---------- AVAILABLE DATA

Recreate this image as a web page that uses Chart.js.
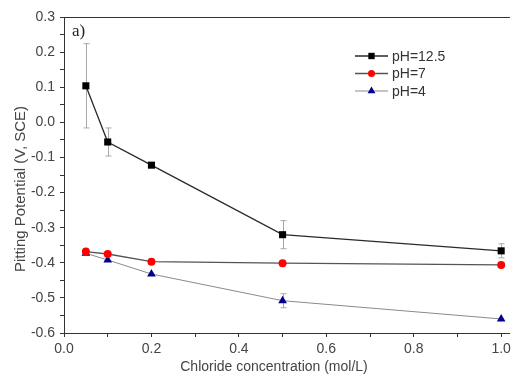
<!DOCTYPE html>
<html>
<head>
<meta charset="utf-8">
<script src="https://cdn.jsdelivr.net/npm/chart.js@4/dist/chart.umd.min.js"></script>
<style>
html, body { margin: 0; padding: 0; background: #fff; }
</style>
</head>
<body>
<canvas id="grafico-pite" width="515" height="376"></canvas>
<script>
// dados
var concentracao = [0.05, 0.1, 0.2, 0.5, 1.0];
var ph125 = [0.104, -0.056, -0.122, -0.320, -0.366];
var ph125Erro = [0.12, 0.04, 0, 0.04, 0.02];
var ph7 = [-0.368, -0.375, -0.397, -0.401, -0.406];
var ph4 = [-0.373, -0.392, -0.432, -0.508, -0.560];
var ph4Erro = [0, 0, 0, 0.02, 0];
var rotulos = ['pH=12.5', 'pH=7', 'pH=4'];
var tituloX = 'Chloride concentration (mol/L)';
var tituloY = 'Pitting Potential (V, SCE)';
var painel = 'a)';

var fonte = '"Liberation Sans", Arial, sans-serif';

function pontos(valores) {
    return concentracao.map(function (c, i) { return { x: c, y: valores[i] }; });
}

var series = [
    { label: rotulos[0], data: pontos(ph125), erro: ph125Erro, borderColor: '#2a2a2a', backgroundColor: '#000',
      pointStyle: 'rect', pointRadius: 5, borderWidth: 1.3 },
    { label: rotulos[1], data: pontos(ph7), erro: null, borderColor: '#555', backgroundColor: '#ff0000',
      pointStyle: 'circle', pointRadius: 4, borderWidth: 1.3 },
    { label: rotulos[2], data: pontos(ph4), erro: ph4Erro, borderColor: '#8a8a8a', backgroundColor: '#00008b',
      pointStyle: 'triangle', pointRadius: 5, borderWidth: 1 }
];
series.forEach(function (s) {
    s.pointBackgroundColor = s.backgroundColor;
    s.pointBorderColor = s.backgroundColor;
    s.pointBorderWidth = 0;
    s.pointHoverRadius = s.pointRadius;
    s.clip = false;
    s.fill = false;
    s.tension = 0;
});

var barrasErro = {
    id: 'barrasErro',
    beforeDatasetsDraw: function (chart) {
        var ctx = chart.ctx, sx = chart.scales.x, sy = chart.scales.y;
        ctx.save();
        ctx.strokeStyle = '#a8a8a8';
        ctx.lineWidth = 1;
        chart.data.datasets.forEach(function (ds) {
            if (!ds.erro) return;
            ds.data.forEach(function (p, i) {
                var e = ds.erro[i];
                if (!e) return;
                var px = Math.round(sx.getPixelForValue(p.x)) + 0.5;
                var t = sy.getPixelForValue(p.y + e);
                var b = sy.getPixelForValue(p.y - e);
                ctx.beginPath();
                ctx.moveTo(px, t); ctx.lineTo(px, b);
                ctx.moveTo(px - 3, t); ctx.lineTo(px + 3, t);
                ctx.moveTo(px - 3, b); ctx.lineTo(px + 3, b);
                ctx.stroke();
            });
        });
        ctx.restore();
    }
};

var extras = {
    id: 'extras',
    afterDraw: function (chart) {
        var ctx = chart.ctx, a = chart.chartArea;
        ctx.save();
        // borda superior
        ctx.strokeStyle = '#333';
        ctx.lineWidth = 1;
        ctx.beginPath();
        ctx.moveTo(a.left, a.top + 0.5);
        ctx.lineTo(a.right, a.top + 0.5);
        ctx.stroke();

        // titulos dos eixos
        ctx.fillStyle = '#444';
        ctx.font = '14px ' + fonte;
        ctx.textAlign = 'center';
        ctx.textBaseline = 'middle';
        ctx.fillText(tituloX, 274, 367);
        ctx.save();
        ctx.translate(21, 189);
        ctx.rotate(-Math.PI / 2);
        ctx.font = '15px ' + fonte;
        ctx.fillText(tituloY, 0, 0);
        ctx.restore();

        // painel a)
        ctx.fillStyle = '#222';
        ctx.font = '17px "Liberation Serif", "Times New Roman", serif';
        ctx.textAlign = 'left';
        ctx.fillText(painel, 72, 32);

        // legenda
        var y0 = 56, passo = 17.5;
        chart.data.datasets.forEach(function (ds, i) {
            var y = y0 + i * passo;
            ctx.strokeStyle = ds.borderColor;
            ctx.lineWidth = ds.borderWidth;
            ctx.beginPath();
            ctx.moveTo(355, y); ctx.lineTo(388, y);
            ctx.stroke();
            ctx.fillStyle = ds.backgroundColor;
            Chart.helpers.drawPoint(ctx, { pointStyle: ds.pointStyle, radius: ds.pointRadius - 0.5, rotation: 0, borderWidth: 0 }, 371.5, y);
            ctx.fillStyle = '#333';
            ctx.font = '14px ' + fonte;
            ctx.textAlign = 'left';
            ctx.fillText(ds.label, 392, y + 1);
        });
        ctx.restore();
    }
};

var ctx = document.getElementById('grafico-pite').getContext('2d');
var grafico = new Chart(ctx, {
    type: 'line',
    data: { datasets: series },
    options: {
        responsive: false,
        animation: false,
        devicePixelRatio: 1,
        layout: { padding: { top: 17, right: 0, left: 0, bottom: 0 } },
        plugins: { legend: { display: false }, tooltip: { enabled: false } },
        scales: {
            x: {
                type: 'linear',
                min: 0,
                max: 1.02,
                ticks: {
                    stepSize: 0.1,
                    includeBounds: false,
                    autoSkip: false,
                    maxRotation: 0,
                    padding: 4,
                    color: '#444',
                    font: { family: fonte, size: 14 },
                    callback: function (v) {
                        var r = Math.round(v * 10);
                        return r % 2 === 0 ? (r / 10).toFixed(1) : '';
                    }
                },
                afterBuildTicks: function (s) {
                    s.ticks = s.ticks.filter(function (t) { return t.value <= 1.0001; });
                },
                grid: { drawOnChartArea: false, tickLength: 4, color: '#333' },
                border: { color: '#333', width: 1 },
                afterFit: function (s) { s.height = 43; }
            },
            y: {
                min: -0.6,
                max: 0.3,
                ticks: {
                    stepSize: 0.05,
                    autoSkip: false,
                    padding: 5,
                    color: '#444',
                    font: { family: fonte, size: 14 },
                    callback: function (v) {
                        var r = Math.round(v * 20);
                        return r % 2 === 0 ? (Math.round(v * 10) / 10).toFixed(1) : '';
                    }
                },
                grid: { drawOnChartArea: false, tickLength: 4, color: '#333' },
                border: { color: '#333', width: 1 },
                afterFit: function (s) { s.width = 64; }
            }
        }
    },
    plugins: [barrasErro, extras]
});
</script>
</body>
</html>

--------------------

_GIVEN EXERCISE_
Print out the lines exactly, skipping any picture.

_OUTPUT OF THE EXERCISE_
Recreate this image as a web page that uses Chart.js.
<!DOCTYPE html>
<html>
<head>
<meta charset="utf-8">
<script src="https://cdn.jsdelivr.net/npm/chart.js@4/dist/chart.umd.min.js"></script>
<style>
html, body { margin: 0; padding: 0; background: #fff; }
</style>
</head>
<body>
<canvas id="grafico-pite" width="515" height="376"></canvas>
<script>
// dados
var concentracao = [0.05, 0.1, 0.2, 0.5, 1.0];
var ph125 = [0.104, -0.056, -0.122, -0.320, -0.366];
var ph125Erro = [0.12, 0.04, 0, 0.04, 0.02];
var ph7 = [-0.368, -0.375, -0.397, -0.401, -0.406];
var ph4 = [-0.373, -0.392, -0.432, -0.508, -0.560];
var ph4Erro = [0, 0, 0, 0.02, 0];
var rotulos = ['pH=12.5', 'pH=7', 'pH=4'];
var tituloX = 'Chloride concentration (mol/L)';
var tituloY = 'Pitting Potential (V, SCE)';
var painel = 'a)';

var fonte = '"Liberation Sans", Arial, sans-serif';

function pontos(valores) {
    return concentracao.map(function (c, i) { return { x: c, y: valores[i] }; });
}

var series = [
    { label: rotulos[0], data: pontos(ph125), erro: ph125Erro, borderColor: '#2a2a2a', backgroundColor: '#000',
      pointStyle: 'rect', pointRadius: 5, borderWidth: 1.3 },
    { label: rotulos[1], data: pontos(ph7), erro: null, borderColor: '#555', backgroundColor: '#ff0000',
      pointStyle: 'circle', pointRadius: 4, borderWidth: 1.3 },
    { label: rotulos[2], data: pontos(ph4), erro: ph4Erro, borderColor: '#8a8a8a', backgroundColor: '#00008b',
      pointStyle: 'triangle', pointRadius: 5, borderWidth: 1 }
];
series.forEach(function (s) {
    s.pointBackgroundColor = s.backgroundColor;
    s.pointBorderColor = s.backgroundColor;
    s.pointBorderWidth = 0;
    s.pointHoverRadius = s.pointRadius;
    s.clip = false;
    s.fill = false;
    s.tension = 0;
});

var barrasErro = {
    id: 'barrasErro',
    beforeDatasetsDraw: function (chart) {
        var ctx = chart.ctx, sx = chart.scales.x, sy = chart.scales.y;
        ctx.save();
        ctx.strokeStyle = '#a8a8a8';
        ctx.lineWidth = 1;
        chart.data.datasets.forEach(function (ds) {
            if (!ds.erro) return;
            ds.data.forEach(function (p, i) {
                var e = ds.erro[i];
                if (!e) return;
                var px = Math.round(sx.getPixelForValue(p.x)) + 0.5;
                var t = sy.getPixelForValue(p.y + e);
                var b = sy.getPixelForValue(p.y - e);
                ctx.beginPath();
                ctx.moveTo(px, t); ctx.lineTo(px, b);
                ctx.moveTo(px - 3, t); ctx.lineTo(px + 3, t);
                ctx.moveTo(px - 3, b); ctx.lineTo(px + 3, b);
                ctx.stroke();
            });
        });
        ctx.restore();
    }
};

var extras = {
    id: 'extras',
    afterDraw: function (chart) {
        var ctx = chart.ctx, a = chart.chartArea;
        ctx.save();
        // borda superior
        ctx.strokeStyle = '#333';
        ctx.lineWidth = 1;
        ctx.beginPath();
        ctx.moveTo(a.left, a.top + 0.5);
        ctx.lineTo(a.right, a.top + 0.5);
        ctx.stroke();

        // titulos dos eixos
        ctx.fillStyle = '#444';
        ctx.font = '14px ' + fonte;
        ctx.textAlign = 'center';
        ctx.textBaseline = 'middle';
        ctx.fillText(tituloX, 274, 367);
        ctx.save();
        ctx.translate(21, 189);
        ctx.rotate(-Math.PI / 2);
        ctx.font = '15px ' + fonte;
        ctx.fillText(tituloY, 0, 0);
        ctx.restore();

        // painel a)
        ctx.fillStyle = '#222';
        ctx.font = '17px "Liberation Serif", "Times New Roman", serif';
        ctx.textAlign = 'left';
        ctx.fillText(painel, 72, 32);

        // legenda
        var y0 = 56, passo = 17.5;
        chart.data.datasets.forEach(function (ds, i) {
            var y = y0 + i * passo;
            ctx.strokeStyle = ds.borderColor;
            ctx.lineWidth = ds.borderWidth;
            ctx.beginPath();
            ctx.moveTo(355, y); ctx.lineTo(388, y);
            ctx.stroke();
            ctx.fillStyle = ds.backgroundColor;
            Chart.helpers.drawPoint(ctx, { pointStyle: ds.pointStyle, radius: ds.pointRadius - 0.5, rotation: 0, borderWidth: 0 }, 371.5, y);
            ctx.fillStyle = '#333';
            ctx.font = '14px ' + fonte;
            ctx.textAlign = 'left';
            ctx.fillText(ds.label, 392, y + 1);
        });
        ctx.restore();
    }
};

var ctx = document.getElementById('grafico-pite').getContext('2d');
var grafico = new Chart(ctx, {
    type: 'line',
    data: { datasets: series },
    options: {
        responsive: false,
        animation: false,
        devicePixelRatio: 1,
        layout: { padding: { top: 17, right: 0, left: 0, bottom: 0 } },
        plugins: { legend: { display: false }, tooltip: { enabled: false } },
        scales: {
            x: {
                type: 'linear',
                min: 0,
                max: 1.02,
                ticks: {
                    stepSize: 0.1,
                    includeBounds: false,
                    autoSkip: false,
                    maxRotation: 0,
                    padding: 4,
                    color: '#444',
                    font: { family: fonte, size: 14 },
                    callback: function (v) {
                        var r = Math.round(v * 10);
                        return r % 2 === 0 ? (r / 10).toFixed(1) : '';
                    }
                },
                afterBuildTicks: function (s) {
                    s.ticks = s.ticks.filter(function (t) { return t.value <= 1.0001; });
                },
                grid: { drawOnChartArea: false, tickLength: 4, color: '#333' },
                border: { color: '#333', width: 1 },
                afterFit: function (s) { s.height = 43; }
            },
            y: {
                min: -0.6,
                max: 0.3,
                ticks: {
                    stepSize: 0.05,
                    autoSkip: false,
                    padding: 5,
                    color: '#444',
                    font: { family: fonte, size: 14 },
                    callback: function (v) {
                        var r = Math.round(v * 20);
                        return r % 2 === 0 ? (Math.round(v * 10) / 10).toFixed(1) : '';
                    }
                },
                grid: { drawOnChartArea: false, tickLength: 4, color: '#333' },
                border: { color: '#333', width: 1 },
                afterFit: function (s) { s.width = 64; }
            }
        }
    },
    plugins: [barrasErro, extras]
});
</script>
</body>
</html>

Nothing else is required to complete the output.